Tabela nr 2: Odsetek mieszkań do 50 mkw. pośród wszystkich ofert deweloperskich i mieszkań do 50 mkw. dostępnych w ramach programu ,,Rodzina na swoim’’ (na podstawie ofert portalu www.oferty.net).
*Bardzo mała liczba ofert z rynku pierwotnego
Tabela nr 2 pokazuje, że już znalezienie mieszkania do 50 mkw. bez ograniczeń cenowych w ofercie deweloperów nie jest takie proste. Tylko 21 proc. mieszkań dostępnych w Warszawie i 23 proc. tych we Wrocławiu spełnia ten warunek. O ile w stolicy większość tych mieszkań mieści się w cenie określonej przez ustawę (aż 19 proc.) o tyle we Wrocławiu jest ich najmniej (tylko 8 proc.). W Krakowie, Poznaniu czy Gdańsku sytuacja wygląda całkiem nieźle, ponieważ tam singiel może wybierać wśród ok. 30 proc. wszystkich mieszkań deweloperskich.
Trzeba jednak pamiętać, że będą to raczej mieszkania najmniej atrakcyjne, to znaczy w nieciekawych lokalizacjach i w budynkach o niższym standardzie.
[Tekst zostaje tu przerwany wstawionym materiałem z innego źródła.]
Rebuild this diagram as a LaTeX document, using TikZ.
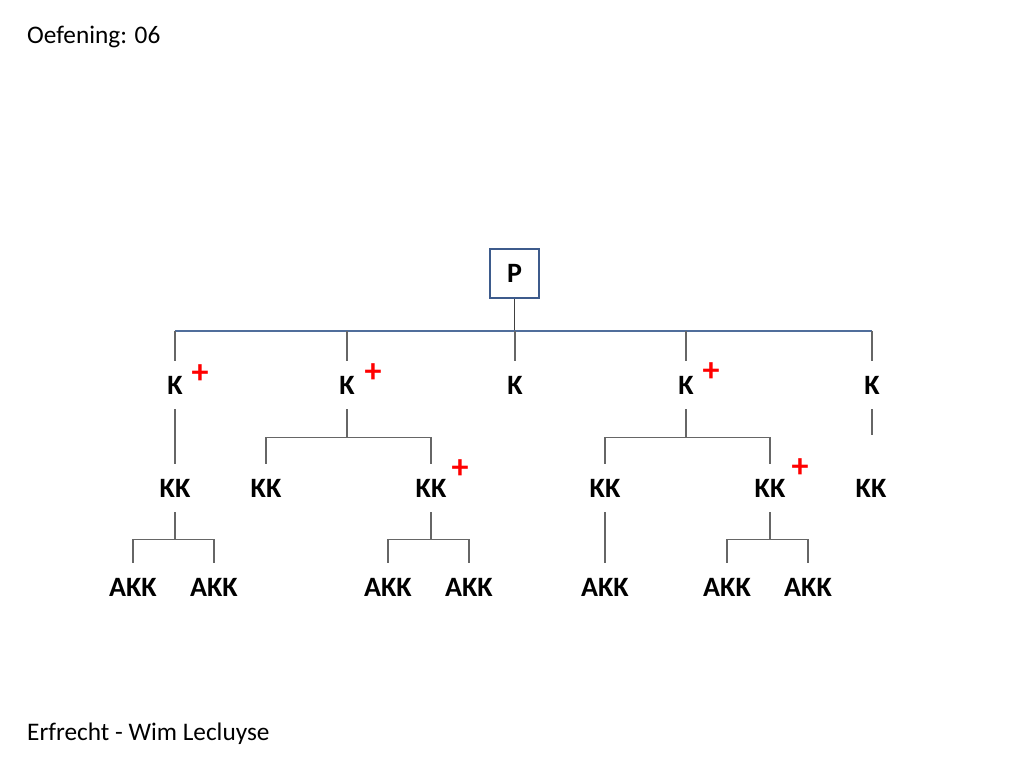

Jednak zawsze może nam się udać znaleźć ciekawe mieszkanie, jest to tylko kwestia czasu i naszych umiejętności negocjacji z deweloperami.
Wszelkie zmiany, jakie wejdą w życie w 2011 roku są konsekwencją bardzo dużego zainteresowania programem ,,Rodzina na swoim’’, zainteresowaniem, które zdecydowanie przerosło oczekiwania twórców projektu. Bardzo duża liczba udzielanych kredytów z dopłatą ( w 2009 roku było ich 30 882 a w pierwszych trzech kwartałach 2010 roku 28 844) wynikała w dużym stopniu z dość wysokich wskaźników cen mieszkań, które można nabywać w ten sposób. Na pewno ich obniżenie jak i wyłączenie rynku wtórnego diametralnie zmniejszy liczbę dostępnych mieszkań, jednak pamiętajmy, że program ,,Rodzina na swoim’’ ma pomagać przede wszystkim tym, którzy nie mogą sobie pozwolić na spłacanie standardowego kredytu i nie stać ich na drogie mieszkania w centrum dużych miast. Wprowadzenie obostrzeń spowoduje, że z pomocy będą korzystać właśnie ci, dla których ten program został stworzony.